## BRIEF
Only lines with the string "this" matter here; gather them from the material below.

## DATA FOR PROCESSING
+++

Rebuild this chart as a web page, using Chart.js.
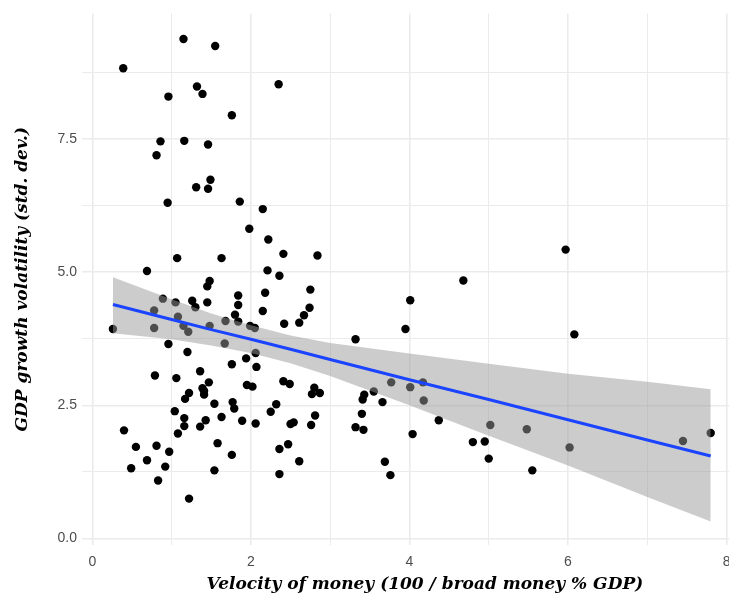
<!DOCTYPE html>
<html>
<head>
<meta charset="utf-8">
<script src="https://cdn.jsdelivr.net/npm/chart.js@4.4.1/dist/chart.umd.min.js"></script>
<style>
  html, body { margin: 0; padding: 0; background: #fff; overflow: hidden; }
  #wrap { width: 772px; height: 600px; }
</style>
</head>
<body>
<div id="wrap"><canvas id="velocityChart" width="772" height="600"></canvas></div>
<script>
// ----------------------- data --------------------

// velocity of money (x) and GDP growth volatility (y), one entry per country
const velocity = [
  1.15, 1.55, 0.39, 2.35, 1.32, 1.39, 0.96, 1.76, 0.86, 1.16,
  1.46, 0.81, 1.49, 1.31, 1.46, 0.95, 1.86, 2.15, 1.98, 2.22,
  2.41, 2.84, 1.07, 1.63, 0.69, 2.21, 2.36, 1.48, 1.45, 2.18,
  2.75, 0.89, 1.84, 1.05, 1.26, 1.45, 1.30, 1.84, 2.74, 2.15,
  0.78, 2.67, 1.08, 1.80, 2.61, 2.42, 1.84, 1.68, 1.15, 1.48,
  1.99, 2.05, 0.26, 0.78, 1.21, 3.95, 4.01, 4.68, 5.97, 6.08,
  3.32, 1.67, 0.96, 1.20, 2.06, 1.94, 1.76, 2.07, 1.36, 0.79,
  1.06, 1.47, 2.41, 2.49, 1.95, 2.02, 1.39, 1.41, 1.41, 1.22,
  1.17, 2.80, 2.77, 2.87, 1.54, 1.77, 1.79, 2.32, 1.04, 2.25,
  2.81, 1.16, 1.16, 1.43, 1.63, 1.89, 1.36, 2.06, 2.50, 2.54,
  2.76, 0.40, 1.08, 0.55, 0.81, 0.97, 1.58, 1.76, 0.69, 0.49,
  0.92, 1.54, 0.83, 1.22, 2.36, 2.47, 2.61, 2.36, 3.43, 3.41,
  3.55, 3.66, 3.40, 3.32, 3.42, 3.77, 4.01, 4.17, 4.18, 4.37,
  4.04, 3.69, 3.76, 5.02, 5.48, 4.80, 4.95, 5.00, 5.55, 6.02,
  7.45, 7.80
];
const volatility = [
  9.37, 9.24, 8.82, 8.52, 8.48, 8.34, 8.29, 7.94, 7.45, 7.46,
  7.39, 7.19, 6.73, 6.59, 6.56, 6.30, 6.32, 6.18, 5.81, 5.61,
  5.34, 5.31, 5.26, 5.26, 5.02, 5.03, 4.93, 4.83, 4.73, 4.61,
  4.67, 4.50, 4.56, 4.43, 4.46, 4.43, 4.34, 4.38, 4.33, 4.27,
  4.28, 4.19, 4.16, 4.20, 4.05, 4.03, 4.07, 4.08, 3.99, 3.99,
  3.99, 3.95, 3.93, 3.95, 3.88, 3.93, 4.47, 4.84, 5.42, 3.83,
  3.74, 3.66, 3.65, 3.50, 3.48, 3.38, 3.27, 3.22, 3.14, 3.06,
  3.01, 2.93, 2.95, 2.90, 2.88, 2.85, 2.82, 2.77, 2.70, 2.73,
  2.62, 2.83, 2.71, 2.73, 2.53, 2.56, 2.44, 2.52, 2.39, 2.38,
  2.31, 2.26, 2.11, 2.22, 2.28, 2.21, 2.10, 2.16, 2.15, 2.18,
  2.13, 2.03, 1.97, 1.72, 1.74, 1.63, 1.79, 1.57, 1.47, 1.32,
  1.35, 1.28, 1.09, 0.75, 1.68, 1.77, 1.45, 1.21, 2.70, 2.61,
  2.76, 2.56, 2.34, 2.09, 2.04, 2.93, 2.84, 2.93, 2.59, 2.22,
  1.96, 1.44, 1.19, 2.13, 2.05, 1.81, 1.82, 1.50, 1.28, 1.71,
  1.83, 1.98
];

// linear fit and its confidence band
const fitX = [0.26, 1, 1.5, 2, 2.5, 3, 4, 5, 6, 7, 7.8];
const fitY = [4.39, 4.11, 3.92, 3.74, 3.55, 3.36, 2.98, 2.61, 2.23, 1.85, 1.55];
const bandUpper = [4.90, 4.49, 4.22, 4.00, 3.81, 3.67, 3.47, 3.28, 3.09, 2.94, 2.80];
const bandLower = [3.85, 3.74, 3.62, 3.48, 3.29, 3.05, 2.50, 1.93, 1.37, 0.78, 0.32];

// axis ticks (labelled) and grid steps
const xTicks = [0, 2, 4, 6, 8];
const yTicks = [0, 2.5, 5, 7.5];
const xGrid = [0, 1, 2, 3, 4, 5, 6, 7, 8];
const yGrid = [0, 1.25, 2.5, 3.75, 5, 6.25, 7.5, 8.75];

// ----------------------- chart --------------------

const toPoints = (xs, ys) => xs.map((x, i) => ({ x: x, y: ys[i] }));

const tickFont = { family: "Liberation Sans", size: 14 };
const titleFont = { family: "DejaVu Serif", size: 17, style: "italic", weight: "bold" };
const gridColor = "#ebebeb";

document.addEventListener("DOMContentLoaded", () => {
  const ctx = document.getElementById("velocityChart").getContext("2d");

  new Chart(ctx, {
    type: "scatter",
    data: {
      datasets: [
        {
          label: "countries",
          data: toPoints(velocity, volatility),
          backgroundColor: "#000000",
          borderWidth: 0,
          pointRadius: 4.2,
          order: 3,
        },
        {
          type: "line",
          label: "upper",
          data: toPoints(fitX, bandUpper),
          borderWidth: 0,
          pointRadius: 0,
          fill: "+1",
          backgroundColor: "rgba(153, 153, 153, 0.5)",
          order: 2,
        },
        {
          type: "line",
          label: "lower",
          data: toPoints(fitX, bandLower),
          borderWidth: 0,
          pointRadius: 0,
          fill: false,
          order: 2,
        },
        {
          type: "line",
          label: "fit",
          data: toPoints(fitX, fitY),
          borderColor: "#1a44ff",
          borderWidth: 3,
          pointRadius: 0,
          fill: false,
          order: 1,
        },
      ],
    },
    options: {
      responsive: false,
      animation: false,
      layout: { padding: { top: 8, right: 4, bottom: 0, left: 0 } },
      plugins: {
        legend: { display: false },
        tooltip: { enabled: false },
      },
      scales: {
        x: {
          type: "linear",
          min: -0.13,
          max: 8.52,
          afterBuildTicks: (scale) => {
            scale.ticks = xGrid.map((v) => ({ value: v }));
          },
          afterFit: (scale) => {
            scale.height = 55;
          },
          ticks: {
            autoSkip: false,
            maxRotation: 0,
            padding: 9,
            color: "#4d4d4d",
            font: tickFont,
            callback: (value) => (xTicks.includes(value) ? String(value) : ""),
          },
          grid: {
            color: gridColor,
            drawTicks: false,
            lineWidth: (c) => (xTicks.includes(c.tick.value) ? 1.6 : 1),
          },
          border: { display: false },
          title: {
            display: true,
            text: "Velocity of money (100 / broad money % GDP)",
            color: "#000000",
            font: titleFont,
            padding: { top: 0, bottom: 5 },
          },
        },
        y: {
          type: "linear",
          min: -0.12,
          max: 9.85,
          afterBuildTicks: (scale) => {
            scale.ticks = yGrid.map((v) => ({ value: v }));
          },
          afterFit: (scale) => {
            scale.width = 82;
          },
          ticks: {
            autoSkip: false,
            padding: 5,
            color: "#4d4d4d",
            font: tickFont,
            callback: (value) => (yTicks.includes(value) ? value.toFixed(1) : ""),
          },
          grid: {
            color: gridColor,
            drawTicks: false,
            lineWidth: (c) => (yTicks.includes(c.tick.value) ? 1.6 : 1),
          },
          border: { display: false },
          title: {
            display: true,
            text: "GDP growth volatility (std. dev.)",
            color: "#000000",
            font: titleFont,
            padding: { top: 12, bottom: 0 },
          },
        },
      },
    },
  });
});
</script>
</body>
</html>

+++

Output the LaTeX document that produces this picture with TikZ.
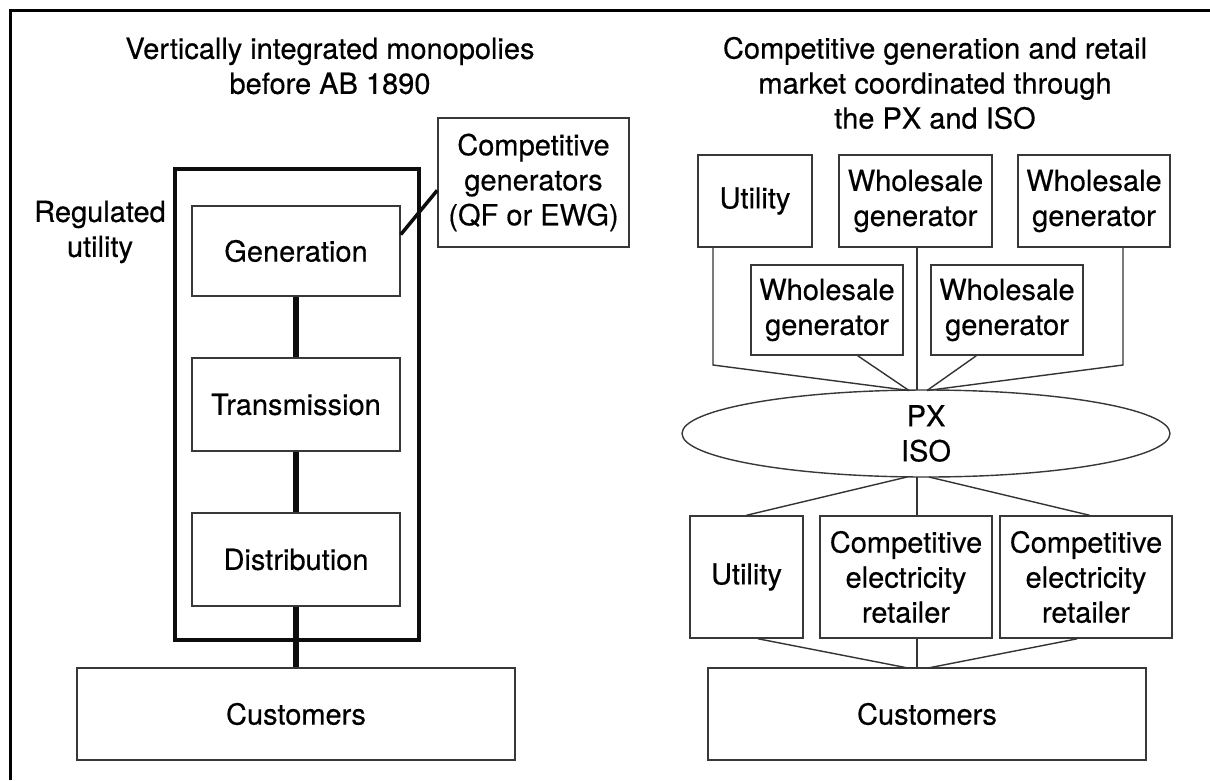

+++

## WRITTEN SOLUTION
Rebuild this chart as a web page, using Chart.js.
Output the LaTeX document that produces this picture with TikZ.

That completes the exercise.